# WHAT THE TASK REQUIRES
Without including any images, repeat the data exactly.

******

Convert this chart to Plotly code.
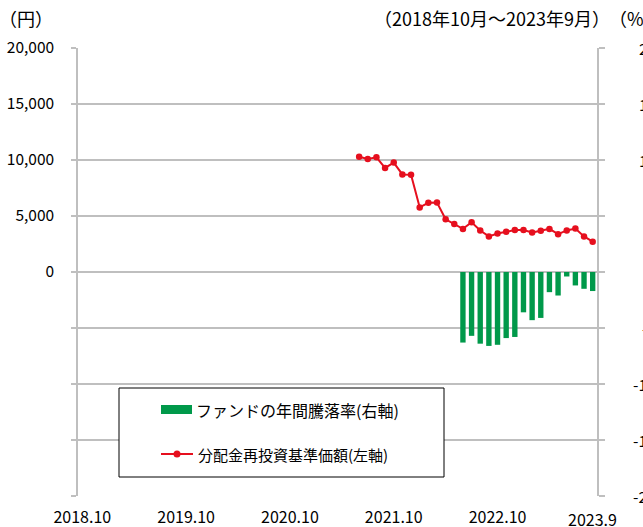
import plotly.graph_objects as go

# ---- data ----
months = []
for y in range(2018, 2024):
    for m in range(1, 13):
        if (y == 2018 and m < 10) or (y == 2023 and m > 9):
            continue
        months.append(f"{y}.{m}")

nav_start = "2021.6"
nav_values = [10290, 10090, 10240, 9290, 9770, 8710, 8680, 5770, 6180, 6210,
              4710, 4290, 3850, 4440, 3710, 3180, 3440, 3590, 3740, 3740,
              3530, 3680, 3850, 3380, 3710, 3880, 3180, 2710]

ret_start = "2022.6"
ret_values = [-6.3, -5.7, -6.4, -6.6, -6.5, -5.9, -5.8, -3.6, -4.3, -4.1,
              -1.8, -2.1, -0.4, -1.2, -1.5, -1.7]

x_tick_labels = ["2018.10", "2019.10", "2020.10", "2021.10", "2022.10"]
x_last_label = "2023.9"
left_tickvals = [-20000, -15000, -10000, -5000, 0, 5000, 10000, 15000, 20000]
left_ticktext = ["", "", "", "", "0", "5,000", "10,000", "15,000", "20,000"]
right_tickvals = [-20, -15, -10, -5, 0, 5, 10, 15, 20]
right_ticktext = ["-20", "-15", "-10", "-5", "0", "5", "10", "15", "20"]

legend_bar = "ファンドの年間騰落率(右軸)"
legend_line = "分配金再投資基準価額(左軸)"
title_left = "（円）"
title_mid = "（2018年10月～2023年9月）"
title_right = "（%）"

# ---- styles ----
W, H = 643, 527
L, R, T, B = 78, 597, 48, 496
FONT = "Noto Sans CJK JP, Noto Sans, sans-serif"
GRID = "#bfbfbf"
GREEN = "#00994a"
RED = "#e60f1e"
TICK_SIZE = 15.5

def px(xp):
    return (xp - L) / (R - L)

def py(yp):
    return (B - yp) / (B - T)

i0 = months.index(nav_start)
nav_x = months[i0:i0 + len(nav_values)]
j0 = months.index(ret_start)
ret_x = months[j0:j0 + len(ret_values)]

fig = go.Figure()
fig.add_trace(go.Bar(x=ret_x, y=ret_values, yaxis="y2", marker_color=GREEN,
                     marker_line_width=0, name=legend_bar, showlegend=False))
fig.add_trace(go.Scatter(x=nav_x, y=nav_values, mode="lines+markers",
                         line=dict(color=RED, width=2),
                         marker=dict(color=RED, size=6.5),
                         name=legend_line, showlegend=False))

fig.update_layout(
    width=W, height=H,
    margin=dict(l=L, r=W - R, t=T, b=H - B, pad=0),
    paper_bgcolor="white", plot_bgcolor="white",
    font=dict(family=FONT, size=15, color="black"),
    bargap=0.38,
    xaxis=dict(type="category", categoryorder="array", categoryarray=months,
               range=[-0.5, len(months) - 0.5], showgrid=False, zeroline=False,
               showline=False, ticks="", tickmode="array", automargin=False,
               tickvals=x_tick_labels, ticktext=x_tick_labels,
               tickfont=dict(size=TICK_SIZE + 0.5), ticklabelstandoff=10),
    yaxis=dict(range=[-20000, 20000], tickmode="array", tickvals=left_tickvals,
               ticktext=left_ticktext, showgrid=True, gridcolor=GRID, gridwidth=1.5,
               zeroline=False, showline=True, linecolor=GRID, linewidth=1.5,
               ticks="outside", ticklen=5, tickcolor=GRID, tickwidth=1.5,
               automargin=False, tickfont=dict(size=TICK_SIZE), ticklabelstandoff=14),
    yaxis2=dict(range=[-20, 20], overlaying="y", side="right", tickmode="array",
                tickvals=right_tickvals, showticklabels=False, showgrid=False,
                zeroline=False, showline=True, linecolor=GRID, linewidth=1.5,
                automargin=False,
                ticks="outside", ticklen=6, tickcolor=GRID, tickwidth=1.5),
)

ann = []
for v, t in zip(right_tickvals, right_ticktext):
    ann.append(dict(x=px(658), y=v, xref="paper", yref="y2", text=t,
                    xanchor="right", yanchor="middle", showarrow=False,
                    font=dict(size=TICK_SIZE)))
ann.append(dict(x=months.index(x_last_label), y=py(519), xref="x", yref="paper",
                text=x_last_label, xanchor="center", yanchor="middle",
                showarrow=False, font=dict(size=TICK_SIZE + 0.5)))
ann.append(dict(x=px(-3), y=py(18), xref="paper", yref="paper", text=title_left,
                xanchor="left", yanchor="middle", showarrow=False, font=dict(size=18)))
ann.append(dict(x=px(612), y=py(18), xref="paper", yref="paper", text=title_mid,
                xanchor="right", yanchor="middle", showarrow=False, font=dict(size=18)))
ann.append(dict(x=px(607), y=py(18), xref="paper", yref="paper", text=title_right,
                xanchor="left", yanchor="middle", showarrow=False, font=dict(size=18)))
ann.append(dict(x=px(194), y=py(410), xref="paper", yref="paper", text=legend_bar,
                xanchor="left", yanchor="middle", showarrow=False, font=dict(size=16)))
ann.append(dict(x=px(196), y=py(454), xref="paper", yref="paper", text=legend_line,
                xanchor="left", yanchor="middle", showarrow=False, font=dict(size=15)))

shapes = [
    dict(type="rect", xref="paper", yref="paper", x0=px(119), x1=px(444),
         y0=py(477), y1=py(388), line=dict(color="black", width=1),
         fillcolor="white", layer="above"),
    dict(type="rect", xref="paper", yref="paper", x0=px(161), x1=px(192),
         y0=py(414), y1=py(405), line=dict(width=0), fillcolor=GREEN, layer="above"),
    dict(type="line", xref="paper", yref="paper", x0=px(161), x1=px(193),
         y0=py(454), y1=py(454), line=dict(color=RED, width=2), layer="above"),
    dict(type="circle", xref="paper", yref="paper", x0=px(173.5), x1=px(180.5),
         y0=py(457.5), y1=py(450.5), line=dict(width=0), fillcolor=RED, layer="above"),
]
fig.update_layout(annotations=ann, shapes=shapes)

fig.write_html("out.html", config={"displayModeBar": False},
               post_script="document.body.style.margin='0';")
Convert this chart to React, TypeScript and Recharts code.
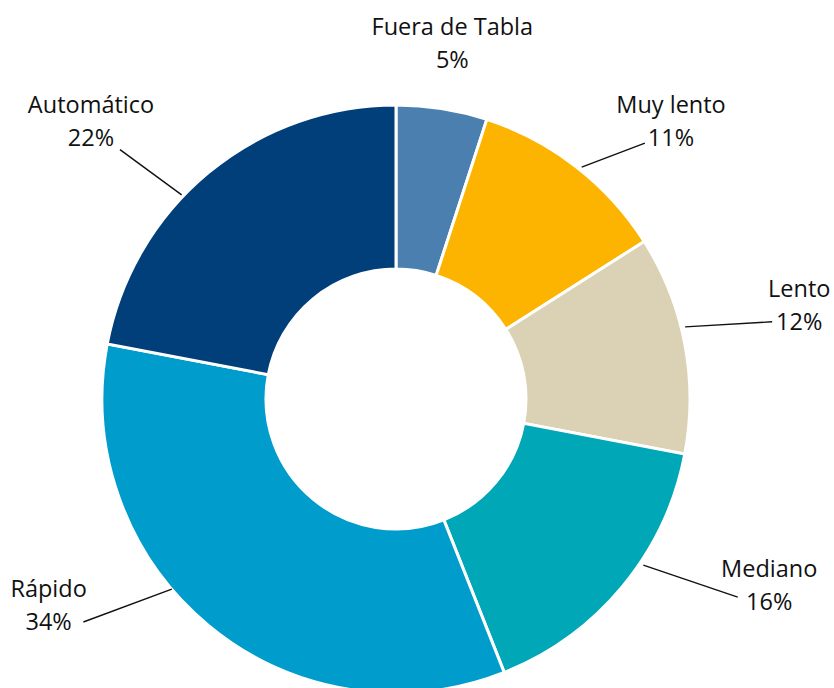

******

# RESULT FOR THIS EXERCISE
Convert this chart to Plotly code.
import plotly.graph_objects as go

# ---- data ----
months = []
for y in range(2018, 2024):
    for m in range(1, 13):
        if (y == 2018 and m < 10) or (y == 2023 and m > 9):
            continue
        months.append(f"{y}.{m}")

nav_start = "2021.6"
nav_values = [10290, 10090, 10240, 9290, 9770, 8710, 8680, 5770, 6180, 6210,
              4710, 4290, 3850, 4440, 3710, 3180, 3440, 3590, 3740, 3740,
              3530, 3680, 3850, 3380, 3710, 3880, 3180, 2710]

ret_start = "2022.6"
ret_values = [-6.3, -5.7, -6.4, -6.6, -6.5, -5.9, -5.8, -3.6, -4.3, -4.1,
              -1.8, -2.1, -0.4, -1.2, -1.5, -1.7]

x_tick_labels = ["2018.10", "2019.10", "2020.10", "2021.10", "2022.10"]
x_last_label = "2023.9"
left_tickvals = [-20000, -15000, -10000, -5000, 0, 5000, 10000, 15000, 20000]
left_ticktext = ["", "", "", "", "0", "5,000", "10,000", "15,000", "20,000"]
right_tickvals = [-20, -15, -10, -5, 0, 5, 10, 15, 20]
right_ticktext = ["-20", "-15", "-10", "-5", "0", "5", "10", "15", "20"]

legend_bar = "ファンドの年間騰落率(右軸)"
legend_line = "分配金再投資基準価額(左軸)"
title_left = "（円）"
title_mid = "（2018年10月～2023年9月）"
title_right = "（%）"

# ---- styles ----
W, H = 643, 527
L, R, T, B = 78, 597, 48, 496
FONT = "Noto Sans CJK JP, Noto Sans, sans-serif"
GRID = "#bfbfbf"
GREEN = "#00994a"
RED = "#e60f1e"
TICK_SIZE = 15.5

def px(xp):
    return (xp - L) / (R - L)

def py(yp):
    return (B - yp) / (B - T)

i0 = months.index(nav_start)
nav_x = months[i0:i0 + len(nav_values)]
j0 = months.index(ret_start)
ret_x = months[j0:j0 + len(ret_values)]

fig = go.Figure()
fig.add_trace(go.Bar(x=ret_x, y=ret_values, yaxis="y2", marker_color=GREEN,
                     marker_line_width=0, name=legend_bar, showlegend=False))
fig.add_trace(go.Scatter(x=nav_x, y=nav_values, mode="lines+markers",
                         line=dict(color=RED, width=2),
                         marker=dict(color=RED, size=6.5),
                         name=legend_line, showlegend=False))

fig.update_layout(
    width=W, height=H,
    margin=dict(l=L, r=W - R, t=T, b=H - B, pad=0),
    paper_bgcolor="white", plot_bgcolor="white",
    font=dict(family=FONT, size=15, color="black"),
    bargap=0.38,
    xaxis=dict(type="category", categoryorder="array", categoryarray=months,
               range=[-0.5, len(months) - 0.5], showgrid=False, zeroline=False,
               showline=False, ticks="", tickmode="array", automargin=False,
               tickvals=x_tick_labels, ticktext=x_tick_labels,
               tickfont=dict(size=TICK_SIZE + 0.5), ticklabelstandoff=10),
    yaxis=dict(range=[-20000, 20000], tickmode="array", tickvals=left_tickvals,
               ticktext=left_ticktext, showgrid=True, gridcolor=GRID, gridwidth=1.5,
               zeroline=False, showline=True, linecolor=GRID, linewidth=1.5,
               ticks="outside", ticklen=5, tickcolor=GRID, tickwidth=1.5,
               automargin=False, tickfont=dict(size=TICK_SIZE), ticklabelstandoff=14),
    yaxis2=dict(range=[-20, 20], overlaying="y", side="right", tickmode="array",
                tickvals=right_tickvals, showticklabels=False, showgrid=False,
                zeroline=False, showline=True, linecolor=GRID, linewidth=1.5,
                automargin=False,
                ticks="outside", ticklen=6, tickcolor=GRID, tickwidth=1.5),
)

ann = []
for v, t in zip(right_tickvals, right_ticktext):
    ann.append(dict(x=px(658), y=v, xref="paper", yref="y2", text=t,
                    xanchor="right", yanchor="middle", showarrow=False,
                    font=dict(size=TICK_SIZE)))
ann.append(dict(x=months.index(x_last_label), y=py(519), xref="x", yref="paper",
                text=x_last_label, xanchor="center", yanchor="middle",
                showarrow=False, font=dict(size=TICK_SIZE + 0.5)))
ann.append(dict(x=px(-3), y=py(18), xref="paper", yref="paper", text=title_left,
                xanchor="left", yanchor="middle", showarrow=False, font=dict(size=18)))
ann.append(dict(x=px(612), y=py(18), xref="paper", yref="paper", text=title_mid,
                xanchor="right", yanchor="middle", showarrow=False, font=dict(size=18)))
ann.append(dict(x=px(607), y=py(18), xref="paper", yref="paper", text=title_right,
                xanchor="left", yanchor="middle", showarrow=False, font=dict(size=18)))
ann.append(dict(x=px(194), y=py(410), xref="paper", yref="paper", text=legend_bar,
                xanchor="left", yanchor="middle", showarrow=False, font=dict(size=16)))
ann.append(dict(x=px(196), y=py(454), xref="paper", yref="paper", text=legend_line,
                xanchor="left", yanchor="middle", showarrow=False, font=dict(size=15)))

shapes = [
    dict(type="rect", xref="paper", yref="paper", x0=px(119), x1=px(444),
         y0=py(477), y1=py(388), line=dict(color="black", width=1),
         fillcolor="white", layer="above"),
    dict(type="rect", xref="paper", yref="paper", x0=px(161), x1=px(192),
         y0=py(414), y1=py(405), line=dict(width=0), fillcolor=GREEN, layer="above"),
    dict(type="line", xref="paper", yref="paper", x0=px(161), x1=px(193),
         y0=py(454), y1=py(454), line=dict(color=RED, width=2), layer="above"),
    dict(type="circle", xref="paper", yref="paper", x0=px(173.5), x1=px(180.5),
         y0=py(457.5), y1=py(450.5), line=dict(width=0), fillcolor=RED, layer="above"),
]
fig.update_layout(annotations=ann, shapes=shapes)

fig.write_html("out.html", config={"displayModeBar": False},
               post_script="document.body.style.margin='0';")
Convert this chart to React, TypeScript and Recharts code.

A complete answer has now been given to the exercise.